Esse processo é um caminho interior e intenso. No seu "Retábulo de Natal", escreveu Luís Rosales: "De noite iremos, de noite,/ sem lua iremos, sem lua,/ que para encontrar a fonte/ só a sede nos ilumina."

Tal experiência atravessa a constelação das diferentes religiões. No Bhagavad-Guitá, obra sagrada do hinduísmo, lê-se (ed. Assírio & Alvim, 11ª lição, 54-55): "Só através duma exclusiva devoção/ é que é possível ver-Me (...)/ e, na verdade, conhecer-Me totalmente/ e unir-se a Mim... Quem me tem por supremo objectivo (...),/ livre d'apegos e sem ódio por ninguém,/ esse, vem até Mim..."

No budismo, a radicalidade e a "concentração no essencial - a salvação, a libertação - leva o Buda a uma inovação radical que comporta o silêncio sobre Deus". No Sermão de Benares ou das Quatro Verdades, lê-se: "Esta é, oh monges, a nobre verdade da cessação de toda a dor: a supressão completa desta sede, a sua destruição, abandonando-a, renunciando a ela, libertando-se e não sendo dela."

O taoísmo inclui a libertação pessoal, com mais um traço importante, nota Velasco: "O do serviço, compaixão e atenção aos demais, reservado em exclusivo, em muitas descrições excessivamente rígidas, à experiência mística" do judaísmo, cristianismo e islão.

No judaísmo, o teólogo não separa a dimensão profética, que reconhece Deus "na terra e no meio da vida", da mística, cujo centro é a "epifania de Deus". E cita exemplos de quem "realiza de forma inconsciente os rasgos da mais pura experiência mística": "Moisés que pede a Deus para ver o seu rosto; Elias, que após uma radical purificação descobre a sua presença no sussurro da brisa suave." Ou ainda Isaías, Job ou os salmistas...

Henri de Lubac, um dos maiores teólogos cristãos do século XX, dizia que a mística cristã "interioriza constantemente o Mistério, deve-lhe a sua vida e torna-o vivo". Fora desse Mistério, "a mística degrada-se em misticismo." A originalidade da experiência mística cristã, explica Velasco, é essa peculiar configuração do Mistério: um Deus pessoal, cujo mistério se encarna em Jesus Cristo, e que se desvela na história dos homens e a encaminha até si como o seu termo escatológico.

No islão, a mística confunde-se com o sufismo.

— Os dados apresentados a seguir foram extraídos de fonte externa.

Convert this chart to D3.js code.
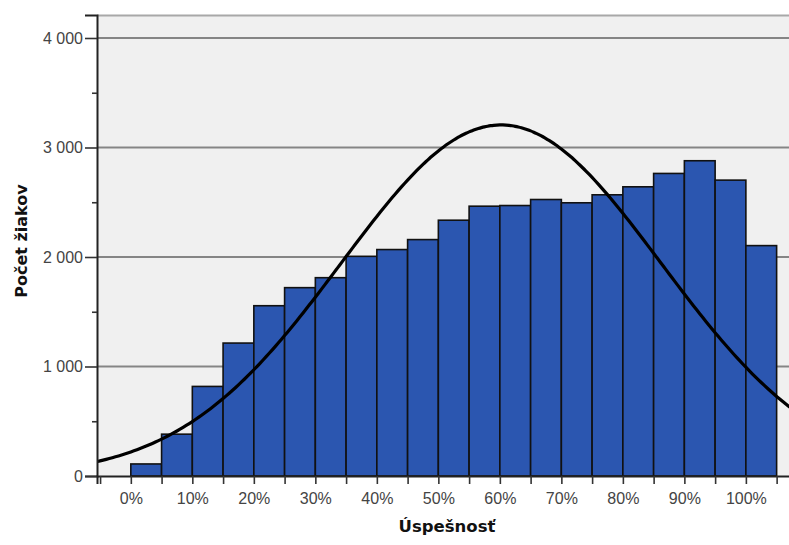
<!DOCTYPE html>
<html>
<head>
<meta charset="utf-8">
<script src="https://cdn.jsdelivr.net/npm/d3@7"></script>
<style>
  body { margin: 0; background: #fff; }
  svg { display: block; font-family: Arial, "Liberation Sans", sans-serif; }
</style>
</head>
<body>
<svg id="chart" width="789" height="545"></svg>
<script>
// --- data ---
// bin starts (%), each bin is 5 % wide
const binStarts = [0, 5, 10, 15, 20, 25, 30, 35, 40, 45, 50, 55, 60, 65, 70, 75, 80, 85, 90, 95, 100];
// number of pupils in each bin
const counts = [110, 382, 818, 1214, 1555, 1720, 1811, 2006, 2068, 2159, 2336, 2464, 2470, 2525, 2495, 2568, 2641, 2763, 2879, 2702, 2104];
const binWidth = 5;
// fitted normal curve parameters
const curveMean = 60.2;
const curveSd = 26;
// axis ticks
const xTickValues = [0, 10, 20, 30, 40, 50, 60, 70, 80, 90, 100];
const yTickValues = [0, 1000, 2000, 3000, 4000];

(function () {
    const svg = d3.select("#chart");

    const plotLeft = 97, plotRight = 800, plotTop = 15, plotBottom = 476;

    const x = d3.scaleLinear().domain([-5.5, 108.8]).range([plotLeft, plotRight]);
    const y = d3.scaleLinear().domain([0, 4210]).range([plotBottom, plotTop]);

    const locale = d3.formatLocale({ decimal: ",", thousands: " ", grouping: [3], currency: ["", ""] });
    const fmt = locale.format(",");

    // plot background
    svg.append("rect")
        .attr("x", plotLeft).attr("y", plotTop)
        .attr("width", plotRight - plotLeft).attr("height", plotBottom - plotTop)
        .attr("fill", "#f0f0f0");

    // top border
    svg.append("line")
        .attr("x1", plotLeft).attr("x2", plotRight).attr("y1", plotTop + 0.5).attr("y2", plotTop + 0.5)
        .attr("stroke", "#a8a8a8").attr("stroke-width", 2);

    // gridlines
    svg.append("g")
        .selectAll("line")
        .data(yTickValues.filter(d => d > 0))
        .join("line")
        .attr("x1", plotLeft).attr("x2", plotRight)
        .attr("y1", d => y(d)).attr("y2", d => y(d))
        .attr("stroke", "#858585").attr("stroke-width", 2);

    // bars
    svg.append("g")
        .selectAll("rect")
        .data(counts)
        .join("rect")
        .attr("x", (d, i) => x(binStarts[i]))
        .attr("y", d => y(d))
        .attr("width", (d, i) => x(binStarts[i] + binWidth) - x(binStarts[i]))
        .attr("height", d => y(0) - y(d))
        .attr("fill", "#2b56b0")
        .attr("stroke", "#111")
        .attr("stroke-width", 1.6);

    // normal curve
    const total = d3.sum(counts);
    const density = v => total * binWidth / (curveSd * Math.sqrt(2 * Math.PI)) *
        Math.exp(-((v - curveMean) ** 2) / (2 * curveSd * curveSd));
    const curvePts = d3.range(-5.5, 109, 0.5).map(v => [v, density(v)]);

    svg.append("defs").append("clipPath").attr("id", "clip")
        .append("rect").attr("x", plotLeft).attr("y", plotTop)
        .attr("width", plotRight - plotLeft).attr("height", plotBottom - plotTop);

    svg.append("path")
        .datum(curvePts)
        .attr("clip-path", "url(#clip)")
        .attr("fill", "none")
        .attr("stroke", "#000")
        .attr("stroke-width", 3.2)
        .attr("d", d3.line().x(d => x(d[0])).y(d => y(d[1])).curve(d3.curveBasis));

    // y axis
    svg.append("g").attr("transform", `translate(${plotLeft},0)`)
        .call(d3.axisLeft(y).tickValues(yTickValues).tickFormat(fmt).tickSize(12).tickPadding(2));
    svg.append("g").attr("transform", `translate(${plotLeft},0)`)
        .call(d3.axisLeft(y).tickValues([500, 1500, 2500, 3500]).tickFormat("").tickSize(5))
        .call(g => g.select(".domain").remove());

    // x axis
    svg.append("g").attr("transform", `translate(0,${plotBottom})`)
        .call(d3.axisBottom(x).tickValues(xTickValues).tickFormat(d => d + "%").tickSize(8).tickPadding(9));
    svg.append("g").attr("transform", `translate(0,${plotBottom})`)
        .call(d3.axisBottom(x).tickValues([-5, 5, 15, 25, 35, 45, 55, 65, 75, 85, 95, 105]).tickFormat("").tickSize(8))
        .call(g => g.select(".domain").remove());

    svg.selectAll(".domain").attr("stroke", "#222").attr("stroke-width", 2);
    svg.selectAll(".tick line").attr("stroke", "#333").attr("stroke-width", 1.6);
    svg.selectAll(".tick text").attr("fill", "#444")
        .style("font-family", "'Liberation Sans', Arial, sans-serif").style("font-size", "16px");

    // axis titles
    svg.append("text")
        .attr("x", 447).attr("y", 532)
        .attr("text-anchor", "middle")
        .style("font-family", "'DejaVu Sans', sans-serif")
        .style("font-size", "16.5px").style("font-weight", "bold")
        .attr("fill", "#111")
        .text("Úspešnosť");

    svg.append("text")
        .attr("transform", "translate(27,241) rotate(-90)")
        .attr("text-anchor", "middle")
        .style("font-family", "'DejaVu Sans', sans-serif")
        .style("font-size", "16px").style("font-weight", "bold")
        .attr("fill", "#111")
        .text("Počet žiakov");
})();
</script>
</body>
</html>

A pobreza, o silêncio e a ascese para se desprender do que existe, concentrando-se em Deus, são essenciais. Djalal al Din Rumi, o mais importante poeta místico de língua persa (séc. XIII), escrevia: "Cada Alá! que tu gritas é o meu 'eis-me aqui' (...) e em cada oh! Senhor que proferes há cem vezes a resposta: eis-me aqui!, da minha parte." E noutro passo: "O que desejo dos jardins do paraíso/ não são os seus deleites./ O que desejo neles é ver [Deus]."